Prince deixara de investir em Sign ‘O’ The Times depois das datas europeias e da criação do filme-concerto que resolveu lançar para de certa forma compensar a ausência de uma etapa americana da digressão. O filme foi o primeiro trabalho feito nos recentemente inaugurados estúdios de Paisley Park (nos arredores de Minneapolis), juntando às imagens captadas na Europa algumas outras registadas ali mesmo – no estúdio de televisão no centro do complexo – que ora repetiam algumas interpretações de canções ora juntavam pontuais momentos de diálogo. Apesar da nota favorável da crítica, o filme não repetiu o sucesso de Purple Rain (e, verdade, também não se comportou tão mal como o anterior Under a Cherry Moon). Mas a aposta em fazer do filme-concerto numa sala de cinema uma alternativa a uma digressão americana ficou aquém do desejado. E em pouco tempo, Prince estava novamente em estúdio a trabalhar num projeto seguinte.

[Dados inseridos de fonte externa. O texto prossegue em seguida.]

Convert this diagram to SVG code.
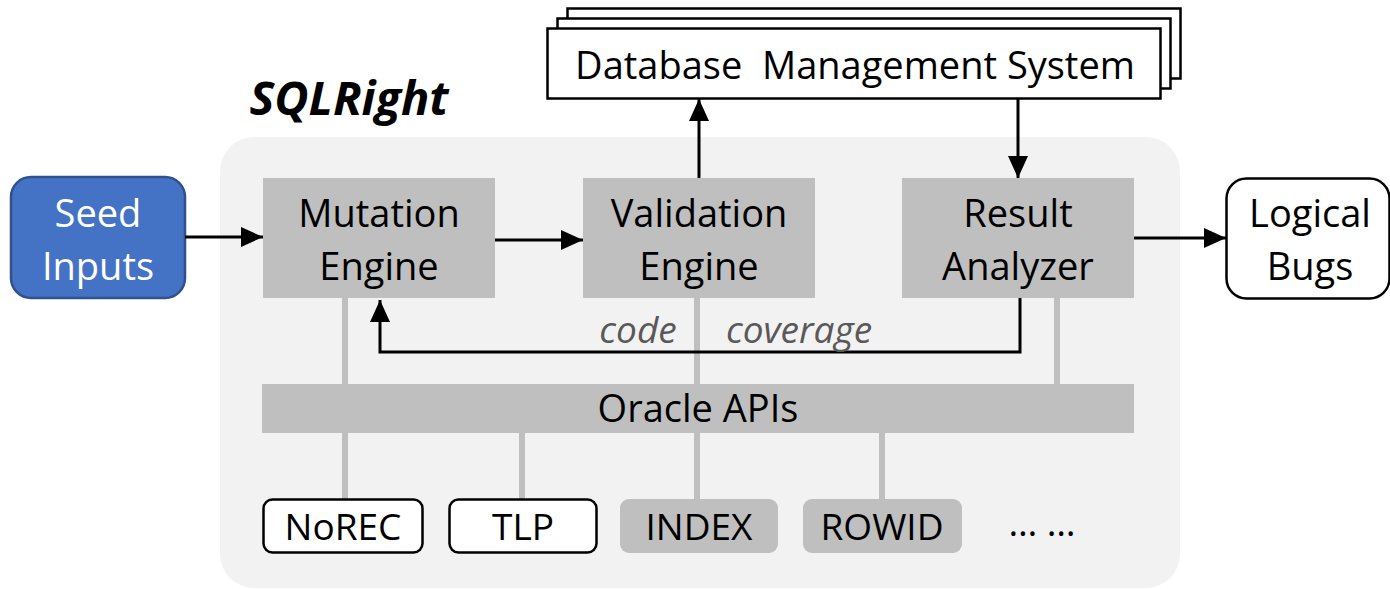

Numa tentativa de responder a críticas que apontavam uma presença “branca” na sua música dos últimos anos, Prince juntou um alinhamento que o devolvia às matrizes funk e R&B dos seus primeiros tempos. Chamou-lhe The Black Album, chegou a ter ordem de edição (e 500 mil unidades prensadas), mas à última hora foi o próprio quem cancelou a edição, chegando mesmo a pedir (em letras soletradas no teledisco de Alphabet St para que os seus admiradores não comprassem o bootleg). Prince via então o disco como possível expressão de algo mais negro (não no sentido da cor da pele) e tenebroso dentro de si. E, para responder, procurou criar então um outro disco que traduzisse outra luz. E assim nasceu Lovessexy.

Criado (da ideia à mistura final) em apenas sete semanas, o disco traduz primeiros sinais de uma nova consciência religiosa em Prince, que junta assim um quadro temático novo a um conjunto de canções que não esquecem outras demandas anteriores, nomeadamente as de cariz mais social, que têm em Dance On e Positivity novos episódios significativos.

O disco – que faz logo nos momentos iniciais de Eye No, e pela voz de Ingrid Chavez, uma primeira referência à New Power Generation – talvez não traduza a imensa versatilidade das criações gravadas com os Revolution. Mas é em tudo um descendente direto de experiências recentes. A visão pop funk minimalista de Alphabet St. é clara sucessora de Kiss e Sign ‘O’ The Times. Glam Slam mantém a porta aberta a diálogos pop/rock. Anna Stesia é herdeira das visões do alter-ego Camille. I Wish U Heaven, por sua vez, lança olhares (bem pessoais) sobre as descendências possíveis do gospel.

Mais do que nos ingredientes instrumentais e nas formas usadas pela composição, Lovessexy destaca-se dos demais discos de Prince pela forma como as canções foram encadeadas em sucessão, tendo mesmo a edição original em CD apresentado todo o alinhamento como apenas uma faixa, sem separações (já o vinil obrigava a uma pausa na mudança de face).

Para a capa foi chamado Jean Baptiste Mondino, que fotografou um nu de Prince, juntando flores como adorno único de uma imagem que gerou celeuma. Apesar da boa receção crítca (sobretudo na Europa), nas vendas o disco ficou contudo bem longe dos números desejados e valeu a Prince os seus piores resultados em vários anos. Foi contudo deste lado do Atlântico que cativou mais os seus admiradores. E por isso foi em solo europeu que arrancou a Lovessexy Tour, que depois chegaria aos EUA, Canadá e Japão.